Les Groenlandais contre le rattachement aux États-Unis

Alors que se profilaient les législatives, une nouvelle inconnue est venue se mêler à la vie politique locale: les États-Unis de Donald Trump.

Après avoir déjà lancé l'idée d'acheter le Groenland durant son premier mandat, s'attirant une fin de non-recevoir des autorités danoises et groenlandaises, le président américain martèle ces derniers mois sa volonté de mettre la main, sans exclure la force, sur le territoire jugé important pour la sécurité américaine face à la Russie et à la Chine.

Convaincu de pouvoir s'emparer "d'une manière ou d'une autre" du territoire autonome danois, Donald Trump a tenté jusqu'à la dernière minute de peser sur le scrutin, provoquant stupéfaction, rejet et, plus rarement, enthousiasme parmi les 57.000 habitants.

Selon un sondage paru en janvier, quelque 85% des Groenlandais excluent l'éventualité d'être rattachés aux États-Unis.

"Fuck Trump!"

Les déclarations du président américain, qualifié d'"imprévisible" par le Premier ministre groenlandais sortant Mute Egede (IA), ont brouillé les cartes pendant la campagne électorale. "C'est un choix fatidique que nous avons à faire", ajoute-t-il.

"Fuck Trump!
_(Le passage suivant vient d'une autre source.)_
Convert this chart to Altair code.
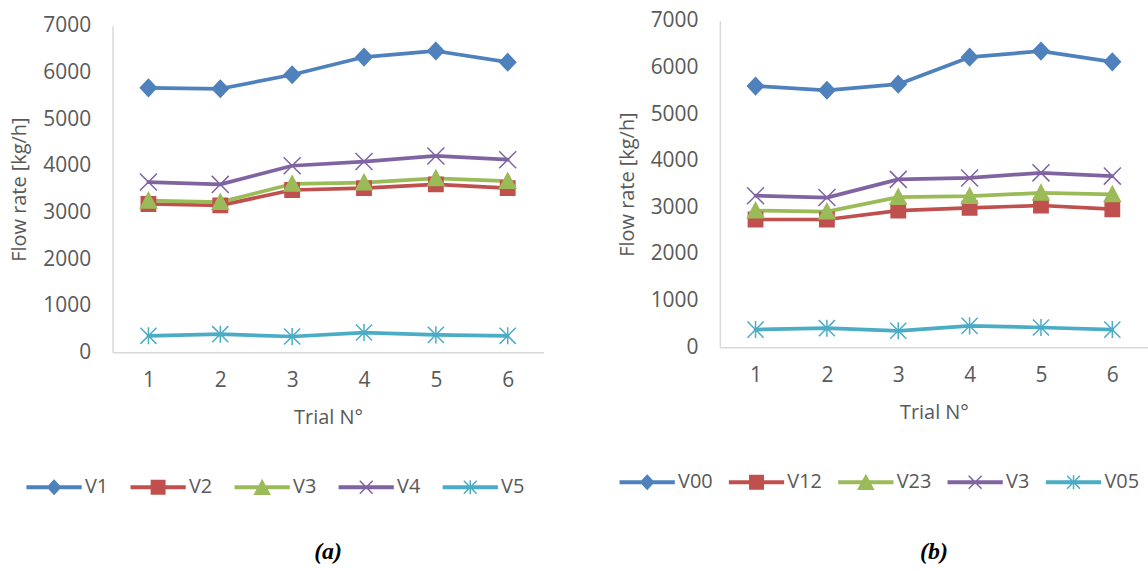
import json
import altair as alt
import pandas as pd

# ---------------- data ----------------
trials = [1, 2, 3, 4, 5, 6]

series_a = ["V1", "V2", "V3", "V4", "V5"]
a_v1 = [5670, 5650, 5950, 6330, 6460, 6220]
a_v2 = [3180, 3150, 3480, 3520, 3600, 3520]
a_v3 = [3250, 3220, 3610, 3640, 3730, 3670]
a_v4 = [3650, 3600, 4000, 4090, 4210, 4130]
a_v5 = [355, 390, 340, 425, 375, 355]
values_a = [a_v1, a_v2, a_v3, a_v4, a_v5]

series_b = ["V00", "V12", "V23", "V3", "V05"]
b_v00 = [5600, 5510, 5640, 6220, 6350, 6120]
b_v12 = [2740, 2740, 2930, 2990, 3040, 2960]
b_v23 = [2930, 2910, 3220, 3240, 3310, 3280]
b_v3 = [3250, 3210, 3600, 3630, 3740, 3670]
b_v05 = [380, 410, 355, 460, 425, 380]
values_b = [b_v00, b_v12, b_v23, b_v3, b_v05]

y_ticks = [0, 1000, 2000, 3000, 4000, 5000, 6000, 7000]

# ---------------- styles ----------------
COLORS = ["#4F81BD", "#C0504D", "#9BBB59", "#8064A2", "#4BACC6"]
MARKERS = [
    "M0,-0.95L0.9,0L0,0.95L-0.9,0Z",
    "M-0.8,-0.8L0.8,-0.8L0.8,0.8L-0.8,0.8Z",
    "M0,-0.9L0.9,0.8L-0.9,0.8Z",
    "M-0.95,-0.95L0.95,0.95M-0.95,0.95L0.95,-0.95",
    "M-0.9,-0.9L0.9,0.9M-0.9,0.9L0.9,-0.9M0,-0.95L0,0.95",
]
LINE = "M-1,-0.045L1,-0.045L1,0.045L-1,0.045Z"
LEGEND_MARKERS = [
    LINE + "M0,-0.26L0.24,0L0,0.26L-0.24,0Z",
    LINE + "M-0.25,-0.25L0.25,-0.25L0.25,0.25L-0.25,0.25Z",
    LINE + "M0,-0.26L0.28,0.26L-0.28,0.26Z",
    LINE + "M-0.24,-0.24L0.24,0.24M-0.24,0.24L0.24,-0.24",
    LINE + "M-0.24,-0.24L0.24,0.24M-0.24,0.24L0.24,-0.24M0,-0.26L0,0.26",
]
FONT = "Open Sans"
GREY = "#595959"


def long_table(series, values):
    rows = []
    for s, vals in zip(series, values):
        for t, v in zip(trials, vals):
            rows.append({"series": s, "marker": s, "trial": t, "flow": v})
    return pd.DataFrame(rows)


def panel(series, values, width, label, legend_x, col_pad, title_offset, extra_bottom=None):
    df = long_table(series, values)
    dom = json.dumps(series)

    def pick(arr):
        return alt.ExprRef(expr="%s[indexof(%s, datum.value)]" % (json.dumps(arr), dom))

    legend = alt.Legend(
        orient="none", legendX=legend_x, legendY=435, direction="horizontal",
        title=None, symbolSize=2916, labelOffset=3, columnPadding=col_pad,
        labelFont=FONT, labelFontSize=20, labelColor=GREY, symbolOpacity=1,
        symbolType=pick(LEGEND_MARKERS), symbolFillColor=pick(COLORS),
        symbolStrokeColor=pick(COLORS), symbolStrokeWidth=1.5,
    )
    color = alt.Color("series:N", scale=alt.Scale(domain=series, range=COLORS), legend=legend)
    x = alt.X("trial:O", scale=alt.Scale(type="point", padding=0.5),
              axis=alt.Axis(title="Trial N°", labelAngle=0, titleY=65.5, titleBaseline="middle",
                            labelBaseline="middle", labelPadding=28))
    y = alt.Y("flow:Q", scale=alt.Scale(domain=[0, 7000], nice=False),
              axis=alt.Axis(title="Flow rate [kg/h]", values=y_ticks, format="d", labelPadding=22,
                            titleX=-93, titleY=164, titleAngle=270, titleBaseline="middle",
                            titleAlign="center"))
    base = alt.Chart(df).encode(x=x, y=y, color=color)
    lines = base.mark_line(strokeWidth=3.75, strokeJoin="round", strokeCap="round")
    points = base.mark_point(filled=True, size=324, opacity=1, strokeWidth=1.5).encode(
        shape=alt.Shape("marker:N", sort=series, scale=alt.Scale(range=MARKERS), legend=None),
        stroke=alt.Stroke("marker:N", sort=series, scale=alt.Scale(range=COLORS), legend=None),
    )
    title_kw = dict(orient="bottom", anchor="middle", frame="group",
                    font="Liberation Serif", fontSize=24, fontStyle="italic",
                    fontWeight="bold", color="black", offset=title_offset)
    if extra_bottom is not None:
        title_kw.update(subtitle=" ", subtitleFontSize=4, subtitlePadding=extra_bottom)
    return alt.layer(lines, points).properties(
        width=width, height=328, title=alt.TitleParams(label, **title_kw),
    )


left_panel = panel(series_a, values_a, 433, "(a)", -86.7, 19.5, 42.7)
right_panel = panel(series_b, values_b, 430, "(b)", -101, 13.8, 47.3, extra_bottom=1.5)

chart = (
    alt.hconcat(left_panel, right_panel, spacing=74, center=True)
    .resolve_scale(color="independent", shape="independent", stroke="independent")
    .resolve_legend(color="independent")
    .properties(padding={"left": 10, "top": 8.5, "right": 0, "bottom": 0}, background="white")
    .configure_view(stroke=None)
    .configure_axis(
        domainColor="#D9D9D9", domainWidth=1.5, ticks=False, tickSize=0, grid=False,
        labelColor=GREY, titleColor=GREY, labelFont=FONT, titleFont=FONT,
        labelFontSize=21, titleFontSize=20, titleFontWeight="normal",
    )
)

chart.save("out.html", embed_options={"renderer": "svg", "actions": False})
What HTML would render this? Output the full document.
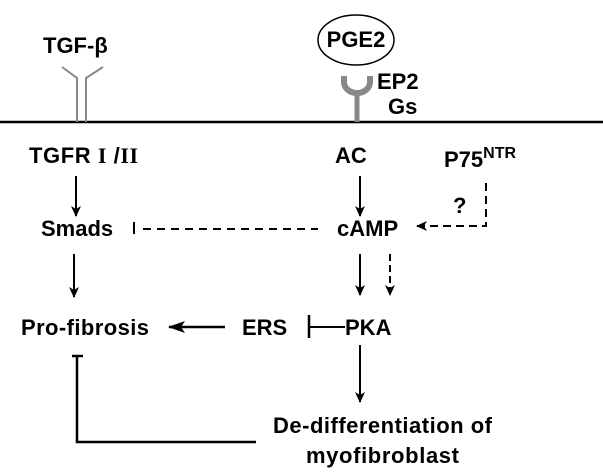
<!DOCTYPE html>
<html><head><meta charset="utf-8"><style>
html,body{margin:0;padding:0;background:#fff;width:603px;height:472px;overflow:hidden}
svg text{font-family:"Liberation Sans",Arial,sans-serif;font-weight:bold;font-size:22px;fill:#000}
</style></head><body>
<svg width="603" height="472" viewBox="0 0 603 472" xmlns="http://www.w3.org/2000/svg">
<defs>
<marker id="a" markerWidth="12" markerHeight="12" refX="10" refY="6" orient="auto" markerUnits="userSpaceOnUse">
<path d="M0,1 L11,6 L0,11 L3,6 Z" fill="#000"/></marker>
<marker id="b" markerWidth="18" markerHeight="14" refX="16" refY="7" orient="auto" markerUnits="userSpaceOnUse">
<path d="M0,1 L17,7 L0,13 L4,7 Z" fill="#000"/></marker>
</defs>
<line x1="0" y1="122" x2="603" y2="122" stroke="#000" stroke-width="2.5"/>
<text x="43" y="53" font-size="21">TGF-β</text>
<g stroke="#888" stroke-width="2" fill="none">
<path d="M77,122 V78 L62,67"/><path d="M86,122 V78 L103,67"/>
</g>
<ellipse cx="356" cy="40" rx="38" ry="25" fill="none" stroke="#000" stroke-width="1.5"/>
<text x="356" y="47" text-anchor="middle" font-size="20">PGE2</text>
<path d="M344,76 V82 A13,11 0 0 0 370,82 V76" fill="none" stroke="#888" stroke-width="6"/>
<line x1="357" y1="92" x2="357" y2="122" stroke="#888" stroke-width="5"/>
<text x="377" y="89" font-size="20">EP2</text>
<text x="388" y="114" font-size="20">Gs</text>
<text x="29" y="163" textLength="109">TGFR <tspan font-family="Liberation Serif,serif">I</tspan> /<tspan font-family="Liberation Serif,serif">II</tspan></text>
<text x="335" y="163">AC</text>
<text x="444" y="167">P75<tspan font-size="16" dy="-9">NTR</tspan></text>
<line x1="76" y1="176" x2="76" y2="216" stroke="#000" stroke-width="2" marker-end="url(#a)"/>
<line x1="360" y1="176" x2="360" y2="216" stroke="#000" stroke-width="2" marker-end="url(#a)"/>
<text x="41" y="236">Smads</text>
<text x="337" y="236">cAMP</text>
<line x1="134" y1="222" x2="134" y2="234" stroke="#000" stroke-width="2"/>
<line x1="143" y1="229" x2="318" y2="229" stroke="#000" stroke-width="2" stroke-dasharray="8,6"/>
<path d="M486,183 V226 H417" fill="none" stroke="#000" stroke-width="2" stroke-dasharray="8,5" marker-end="url(#a)"/>
<text x="453" y="213" font-size="18">?</text>
<line x1="74" y1="254" x2="74" y2="297" stroke="#000" stroke-width="2" marker-end="url(#a)"/>
<line x1="360" y1="254" x2="360" y2="295" stroke="#000" stroke-width="2" marker-end="url(#a)"/>
<line x1="390" y1="254" x2="390" y2="295" stroke="#000" stroke-width="2" stroke-dasharray="7,4" marker-end="url(#a)"/>
<text x="21" y="335" textLength="128">Pro-fibrosis</text>
<text x="242" y="335">ERS</text>
<text x="345" y="335">PKA</text>
<line x1="225" y1="327" x2="169" y2="327" stroke="#000" stroke-width="2.5" marker-end="url(#b)"/>
<line x1="309" y1="315" x2="309" y2="338" stroke="#000" stroke-width="2.5"/>
<line x1="309" y1="327" x2="345" y2="327" stroke="#000" stroke-width="2"/>
<line x1="360" y1="345" x2="360" y2="402" stroke="#000" stroke-width="2" marker-end="url(#a)"/>
<path d="M72,356 H83 M77,356 V442 H256" fill="none" stroke="#000" stroke-width="2.5"/>
<text x="273" y="433" textLength="219">De-differentiation of</text>
<text x="306" y="463" textLength="153">myofibroblast</text>
</svg>
</body></html>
On ne veut pas être américains. Il est tellement arrogant", réagissait lundi Rene Olsen, 58 ans, un employé de réparation navale.

Les nationalistes de Naleraq y voient toutefois des armes confortant les Groenlandais avant l'ouverture de négociations avec le Danemark.

"Le message de Trump est positif car il offre un cadre plus sûr et plus stable pour le mouvement indépendantiste", a affirmé un cadre du parti, Juno Berthelsen. "Nous avons besoin des États-Unis pour notre sécurité nationale et vice versa", a-t-il souligné.

Ces sorties ont aussi parfois pour effet de refroidir les ardeurs indépendantistes et d'encourager au maintien de liens avec Copenhague. Employée municipale du village de Qaqortoq (sud), Kornelia Ane Rungholm ne veut pas de "l'indépendance aujourd'hui parce que Trump s'emparera de nous aussitôt".

Reste que, même minoritaire, la parole de Donald Trump trouve un certain écho au Groenland, notamment via Jorgen Boassen, un ancien maçon considéré comme le relais du mouvement "Make America Great Again" sur l'île signale Le Monde. C'est d'ailleurs lui qui a accueilli il y a quelques semaines le fils de Donald Trump lors d'un séjour sur l'île très médiatisé.